Court rejects plan for Titanic artifacts
RICHMOND, Va. -A federal appeals court Friday refused to let an Atlanta salvage company sell artifacts recovered from the wreckage of the Titanic.
In a 3-0 ruling, a panel of the 4th U.S. Circuit Court of Appeals upheld a decision by a lower-court judge and said that R.M.S. Titanic Inc. does not have title to the objects taken from the bottom of the Atlantic.
The company used a submersible vehicle to recover about 6,000 items since the wreck was discovered in 1985, from shards of glass and debris to part of the ship's wheel, passengers' personal belongings and the bronze base of a statue from the grand staircase.
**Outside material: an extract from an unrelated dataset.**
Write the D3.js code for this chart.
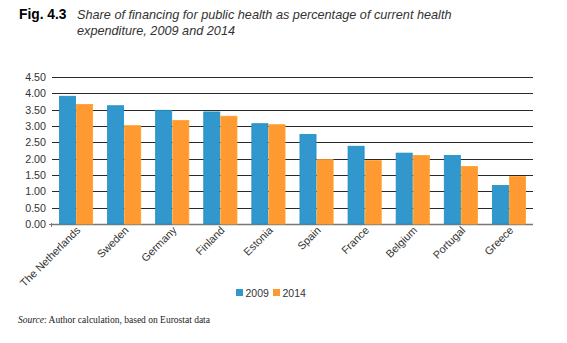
<!DOCTYPE html>
<html>
<head>
<meta charset="utf-8">
<script src="https://cdn.jsdelivr.net/npm/d3@7"></script>
<style>
  body { margin: 0; background: #fff; }
  svg { display: block; }
  .tick text { font-family: "Liberation Sans", Arial, sans-serif; fill: #333; }
</style>
</head>
<body>
<script>
// shares per country, 2009 and 2014
var countries = ["The Netherlands", "Sweden", "Germany", "Finland", "Estonia",
                 "Spain", "France", "Belgium", "Portugal", "Greece"];
var values2009 = [3.91, 3.62, 3.48, 3.43, 3.07, 2.74, 2.38, 2.17, 2.10, 1.18];
var values2014 = [3.66, 3.01, 3.17, 3.30, 3.04, 1.97, 1.94, 2.10, 1.76, 1.45];
var years = ["2009", "2014"];
var yTicks = [0, 0.5, 1, 1.5, 2, 2.5, 3, 3.5, 4, 4.5];

var colors = { "2009": "#3197cc", "2014": "#ff9a33" };
var strokes = { "2009": "#1f8fc4", "2014": "#ffa126" };

var W = 567, H = 343;
var margin = { top: 77, right: 34, bottom: 119, left: 52 };
var width = W - margin.left - margin.right,
    height = H - margin.top - margin.bottom;

var svg = d3.select("body").append("svg")
    .attr("width", W)
    .attr("height", H);

// title
var title = svg.append("text")
    .attr("x", 19).attr("y", 19)
    .style("font-family", "Liberation Sans, Arial, sans-serif")
    .style("font-size", "12.7px");
title.append("tspan")
    .style("font-weight", "bold")
    .style("font-size", "13.8px")
    .text("Fig. 4.3");
title.append("tspan")
    .attr("x", 77)
    .style("font-style", "italic")
    .style("fill", "#333")
    .text("Share of financing for public health as percentage of current health");
svg.append("text")
    .attr("x", 77).attr("y", 35)
    .style("font-family", "Liberation Sans, Arial, sans-serif")
    .style("font-size", "12.7px")
    .style("font-style", "italic")
    .style("fill", "#333")
    .text("expenditure, 2009 and 2014");

var g = svg.append("g")
    .attr("transform", "translate(" + margin.left + "," + margin.top + ")");

var x0 = d3.scaleBand()
    .domain(countries)
    .range([0, width])
    .paddingInner(0.31)
    .paddingOuter(0.155);

var x1 = d3.scaleBand()
    .domain(years)
    .range([0, x0.bandwidth()])
    .paddingInner(0.06);

var y = d3.scaleLinear()
    .domain([0, 4.5])
    .range([height, 0]);

// gridlines
g.append("g")
    .selectAll("line")
    .data(yTicks)
    .enter().append("line")
    .attr("x1", 0)
    .attr("x2", width)
    .attr("y1", function (d) { return Math.round(y(d)) + 0.5; })
    .attr("y2", function (d) { return Math.round(y(d)) + 0.5; })
    .attr("stroke", function (d) { return d === 0 ? "#777" : "#2a2a2a"; })
    .attr("stroke-width", function (d) { return d === 0 ? 1.6 : 1.2; });

// y axis labels
var yAxis = d3.axisLeft(y)
    .tickValues(yTicks)
    .tickFormat(d3.format(".2f"))
    .tickSize(0)
    .tickPadding(6);

var gy = g.append("g").call(yAxis);
gy.select(".domain").remove();
gy.selectAll(".tick text").style("font-size", "10.7px");

// small tick at zero
g.append("line")
    .attr("x1", -3).attr("x2", 0)
    .attr("y1", y(0) + 0.5).attr("y2", y(0) + 0.5)
    .attr("stroke", "#777");
g.append("line")
    .attr("x1", -0.5).attr("x2", -0.5)
    .attr("y1", y(0) - 1).attr("y2", y(0) + 3)
    .attr("stroke", "#777");

// bars
var rows = countries.map(function (c, i) {
    return { country: c, vals: [
        { year: "2009", value: values2009[i] },
        { year: "2014", value: values2014[i] }
    ] };
});

var groups = g.selectAll(".group")
    .data(rows)
    .enter().append("g")
    .attr("class", "group")
    .attr("transform", function (d) { return "translate(" + x0(d.country) + ",0)"; });

groups.selectAll("rect")
    .data(function (d) { return d.vals; })
    .enter().append("rect")
    .attr("x", function (d) { return x1(d.year); })
    .attr("y", function (d) { return y(d.value); })
    .attr("width", x1.bandwidth())
    .attr("height", function (d) { return y(0) - y(d.value); })
    .attr("fill", function (d) { return colors[d.year]; })
    .attr("stroke", function (d) { return strokes[d.year]; })
    .attr("stroke-width", 0.8);

// x labels, rotated
var xAxis = d3.axisBottom(x0).tickSize(0).tickPadding(0);
var gx = g.append("g")
    .attr("transform", "translate(0," + height + ")")
    .call(xAxis);
gx.select(".domain").remove();
gx.selectAll(".tick text")
    .style("font-size", "10.8px")
    .style("text-anchor", "end")
    .attr("dy", "0")
    .attr("transform", "translate(5,7) rotate(-45)");

// legend
var legend = svg.append("g")
    .attr("transform", "translate(236,289)");
years.forEach(function (yr, i) {
    var lg = legend.append("g").attr("transform", "translate(" + (i * 37) + ",0)");
    lg.append("rect")
        .attr("width", 7).attr("height", 7)
        .attr("fill", colors[yr]);
    lg.append("text")
        .attr("x", 9.5).attr("y", 7.5)
        .style("font-family", "Liberation Sans, Arial, sans-serif")
        .style("font-size", "10.5px")
        .style("fill", "#333")
        .text(yr);
});

// source note
var src = svg.append("text")
    .attr("x", 18).attr("y", 323)
    .style("font-family", "Liberation Serif, Times New Roman, serif")
    .style("font-size", "9.5px")
    .style("fill", "#222");
src.append("tspan").style("font-style", "italic").text("Source");
src.append("tspan").text(": Author calculation, based on Eurostat data");
</script>
</body>
</html>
A ruling was upheld that held R.M.S. Titanic Inc. to a promise that it would make money only by displaying the artifacts at museums and traveling shows.
The Titanic sank April 14-15, 1912, on its maiden voyage.
Man claiming amnesia pleads guilty to fraud
PENSACOLA, Fla. -A 71-year-old businessman who said he could not remember cheating on his taxes pleaded guilty to fraud and conspiracy Friday, saying his memory had been "refreshed."
Seafood dealer and shipyard owner Frank Patti admitted not paying payroll taxes, not reporting $1 million in personal income and diverting business checks for his personal use.
He had earlier said he could not recall the events in detail because he lost his memory in a truck crash just before his trial began last May. After U.S. District Judge Lacey Collier sent him to a prison hospital for four months, doctors concluded the amnesia was a hoax.
Army unveils vehicle to do what tanks cannot
ANNISTON, Ala. -The Army unveiled an armored vehicle Friday designed to provide added firepower in a war zone more quickly than cumbersome tanks.
The vehicle, an eight-wheel infantry carrier called the Stryker, is meant to bridge the gap between big, slow tanks and vulnerable transporters such as the Humvee, Army officials said.
Army Chief of Staff Gen. Eric Shikseki said the Stryker could have been used in missions such as the war in Afghanistan or the gulf war.
The Stryker's design uses wheels instead of the track common to tanks. Advances in technology allow the maneuverability of wheels without having to sacrifice the versatility of tracks while moving over different types of terrain, Gen. Paul Kern said.